Peut-on apprendre 150 heures par an sans utiliser ses RTT ?

Les 35 heures, qui ont réduit le temps travaillé, ont aussi réduit le temps disponible pour la formation (plus de temps morts et une intensification du travail qui empêche de se poser, d'échanger ou d'apprendre). De surcroit l'habitude prise depuis 1971 de former sur le seul temps de travail entrave les capacités d'apprendre des moins qualifiés. S'il faut effectivement consacrer 10 % de son temps travaillé (150 heures) à apprendre pourquoi ne pas mettre à profit les RTT ?

Comment, malgré tout, apprendre et se former en 2019 ?

Puisqu'il n'est pas possible de se reposer sur cette quatrième réforme de la formation, trop lourde et complexe, puisque le CPF n'est toujours pas financé, puisque la formation ne se capitalise pas dans des parcours figés ou des diplômes, salariés et employeurs doivent se réapproprier leur autonomie éducative.

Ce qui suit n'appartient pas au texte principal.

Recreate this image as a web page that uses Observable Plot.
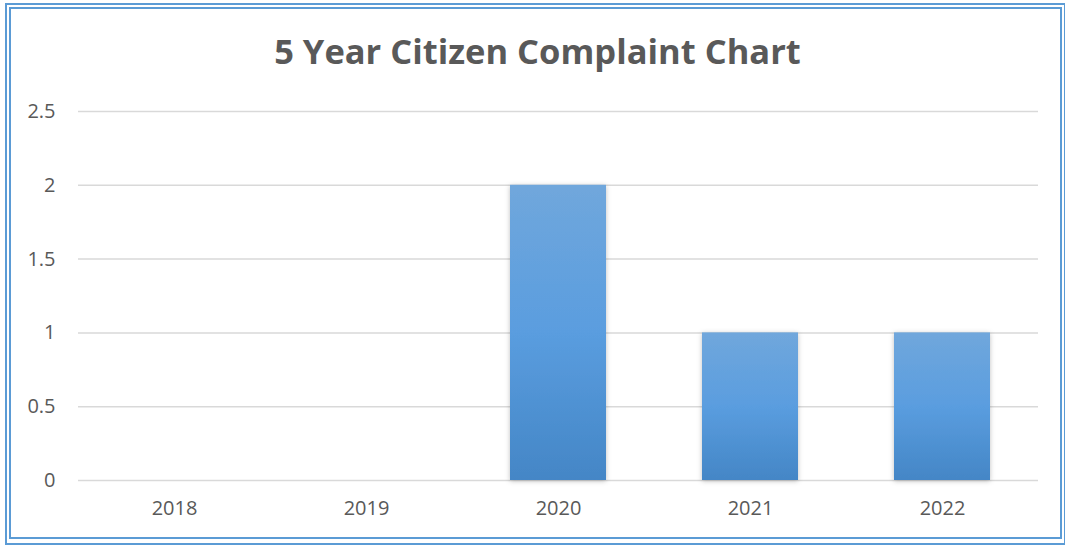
<!DOCTYPE html>
<html>
<head>
<meta charset="utf-8">
<script src="https://cdn.jsdelivr.net/npm/d3@7"></script>
<script src="https://cdn.jsdelivr.net/npm/@observablehq/plot@0.6"></script>
<style>
  html, body { margin: 0; padding: 0; background: #fff; }
  #wrap { position: relative; width: 1065px; height: 550px; overflow: hidden; font-family: "Open Sans", sans-serif; }
  .b1 { position: absolute; left: 5px; top: 3px; width: 1061px; height: 542px; box-sizing: border-box; border: 2px solid #5b9bd5; }
  .b2 { position: absolute; left: 9px; top: 7px; width: 1053px; height: 532px; box-sizing: border-box; border: 2px solid #5b9bd5; }
  #title { position: absolute; left: 0; width: 1075px; top: 34px; text-align: center; font-family: "Open Sans", sans-serif; font-weight: 700; font-size: 34.5px; color: #595959; line-height: 1; }
  #chart { position: absolute; left: 0; top: 90px; }
</style>
</head>
<body>
<div id="wrap">
  <div class="b1"></div>
  <div class="b2"></div>
  <div id="title">5 Year Citizen Complaint Chart</div>
  <div id="chart"></div>
</div>
<script>
const years = ["2018", "2019", "2020", "2021", "2022"];
const complaints = [0, 0, 2, 1, 1];
const yTicks = [0, 0.5, 1, 1.5, 2, 2.5];

const data = years.map((y, i) => ({year: y, value: complaints[i]}));

const plot = Plot.plot({
  width: 1065,
  height: 440,
  marginLeft: 78,
  marginRight: 27,
  marginTop: 21,
  marginBottom: 50,
  style: {fontFamily: "Open Sans, sans-serif", fontSize: "20px", color: "#595959", background: "transparent"},
  x: {domain: years, paddingInner: 0.5, paddingOuter: 0.25, label: null},
  y: {domain: [0, 2.5], label: null},
  marks: [
    Plot.gridY(yTicks, {stroke: "#d9d9d9", strokeOpacity: 1, strokeWidth: 1.5}),
    Plot.barY(data.filter(d => d.value > 0), {x: "year", y: "value", fill: "url(#barGrad)", className: "bars"}),
    Plot.axisX({tickSize: 0, tickPadding: 20, fontSize: 20, fill: "#595959"}),
    Plot.axisY({ticks: yTicks, tickSize: 0, tickPadding: 23, fontSize: 20, fill: "#595959", tickFormat: d => String(d)})
  ]
});

const ns = "http://www.w3.org/2000/svg";
const defs = document.createElementNS(ns, "defs");
defs.innerHTML = `
  <linearGradient id="barGrad" x1="0" y1="0" x2="0" y2="1">
    <stop offset="0" stop-color="#70a7dc"/>
    <stop offset="0.5" stop-color="#5a9ddf"/>
    <stop offset="1" stop-color="#4486c6"/>
  </linearGradient>
  <filter id="barShadow" x="-20%" y="-10%" width="140%" height="120%">
    <feDropShadow dx="0" dy="1" stdDeviation="2.5" flood-color="#000" flood-opacity="0.25"/>
  </filter>`;
plot.insertBefore(defs, plot.firstChild);
plot.querySelectorAll(".bars rect").forEach(r => r.setAttribute("filter", "url(#barShadow)"));
document.getElementById("chart").appendChild(plot);
</script>
</body>
</html>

  • Les employeurs ne doivent plus rien attendre de la mutualisation. Leur cotisation de 1 % est et restera une taxe servant à former les chômeurs ou à animer les partenaires sociaux et leurs institutions. La formation du capital humain de l'entreprise doit désormais être considérée et revendiquée comme le premier investissement de l'entreprise.
    C'est en "misant" sur l'intelligence des hommes, en les valorisant, en les entraînant que l'entreprise pourra survivre aux crises, innover et se réinventer.
    Le monde du travail doit s'extraire des injonctions quantitatives du XXe siècle (du grain à moudre) pour développer le qualitatif (qualité des produits et des services, des relations de travail, des parcours et des développements humains).
  • Les travailleurs (salariés ou non) doivent eux-aussi investir dans leurs apprentissages. Ils doivent y consacrer du temps (les RTT devraient en premier lieu servir à apprendre et à évoluer professionnellement) et aussi de l'argent (en Allemagne un tiers des budgets de formation provient des salariés eux-mêmes).
    La formation et l'éducation ne seront jamais gratuites, elles seront de moins en moins subventionnées et chacun doit admettre qu'il est devenu sa propre entreprise, son propre formateur et ingénieur de formation.